MAS to regulate Bitcoin
Chris Hamblin, Clearview Publishing, Editor, London, 31 March 2014
The Monetary Authority of Singapore intends to regulate virtual currency intermediaries within its territory to mitigate money-laundering and terrorist-financing risks.
The Monetary Authority of Singapore intends to regulate virtual currency intermediaries in the jurisdiction to mitigate money-laundering and terrorist-financing risks. Virtual currency transactions, given their anonymous nature, are particularly vulnerable to these, so MAS is to require virtual currency intermediaries – such as Mount Gox, the exchange that mysteriously crashed last month – that buy, sell or facilitate the exchange of virtual currencies for real currencies to verify the identities of their customers and report suspicious transactions to the Suspicious Transaction Reporting Office. The requirements will be similar to those imposed on money-changers and remittance businesses (known in the UK and US as money service businesses or MSBs) that undertake cash transactions.

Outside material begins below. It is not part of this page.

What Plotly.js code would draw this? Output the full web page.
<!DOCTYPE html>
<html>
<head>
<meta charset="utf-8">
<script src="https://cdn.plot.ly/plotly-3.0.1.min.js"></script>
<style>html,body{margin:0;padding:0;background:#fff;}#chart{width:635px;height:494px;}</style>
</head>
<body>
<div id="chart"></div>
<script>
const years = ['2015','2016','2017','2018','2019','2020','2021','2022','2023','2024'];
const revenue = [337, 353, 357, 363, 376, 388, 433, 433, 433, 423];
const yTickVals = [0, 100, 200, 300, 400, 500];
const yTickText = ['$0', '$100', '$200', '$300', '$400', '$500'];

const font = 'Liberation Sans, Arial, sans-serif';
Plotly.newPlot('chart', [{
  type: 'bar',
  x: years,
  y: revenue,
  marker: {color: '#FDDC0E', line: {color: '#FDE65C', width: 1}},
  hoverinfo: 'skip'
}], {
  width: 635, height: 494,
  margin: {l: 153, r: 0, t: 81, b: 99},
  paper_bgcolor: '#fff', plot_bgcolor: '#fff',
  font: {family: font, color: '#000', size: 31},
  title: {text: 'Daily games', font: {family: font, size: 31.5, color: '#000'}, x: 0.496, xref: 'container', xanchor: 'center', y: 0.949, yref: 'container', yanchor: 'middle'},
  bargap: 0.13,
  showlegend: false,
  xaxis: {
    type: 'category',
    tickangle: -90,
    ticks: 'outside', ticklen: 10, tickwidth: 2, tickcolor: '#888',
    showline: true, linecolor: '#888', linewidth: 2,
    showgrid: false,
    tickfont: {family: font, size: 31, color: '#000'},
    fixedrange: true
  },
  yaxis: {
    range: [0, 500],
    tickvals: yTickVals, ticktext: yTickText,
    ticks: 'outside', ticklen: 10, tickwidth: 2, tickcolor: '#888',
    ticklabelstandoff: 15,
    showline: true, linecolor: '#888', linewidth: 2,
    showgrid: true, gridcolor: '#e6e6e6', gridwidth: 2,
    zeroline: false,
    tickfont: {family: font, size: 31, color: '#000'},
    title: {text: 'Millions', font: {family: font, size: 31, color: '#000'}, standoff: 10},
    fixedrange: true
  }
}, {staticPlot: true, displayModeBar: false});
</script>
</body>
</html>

This is the first time that Singapore, in common with most jurisdictions, has done anything to regulate virtual currencies as such, as its laws do not consider them as securities or legal tender. This round of regulation is aimed at financial crime reporting only and does not extend to the safety and soundness of virtual currency intermediaries nor the smooth functioning of virtual currency transactions, most of which take about ten minutes to complete. Investors in virtual currencies will not have the safeguards that investors in securities enjoy under the Securities and Futures Act and the Financial Advisors Act.
The MAS has been cautioning consumers and businesses of the significant risks associated with virtual currency transactions since June, when the currency first stepped into mainstream consciousness all over the world.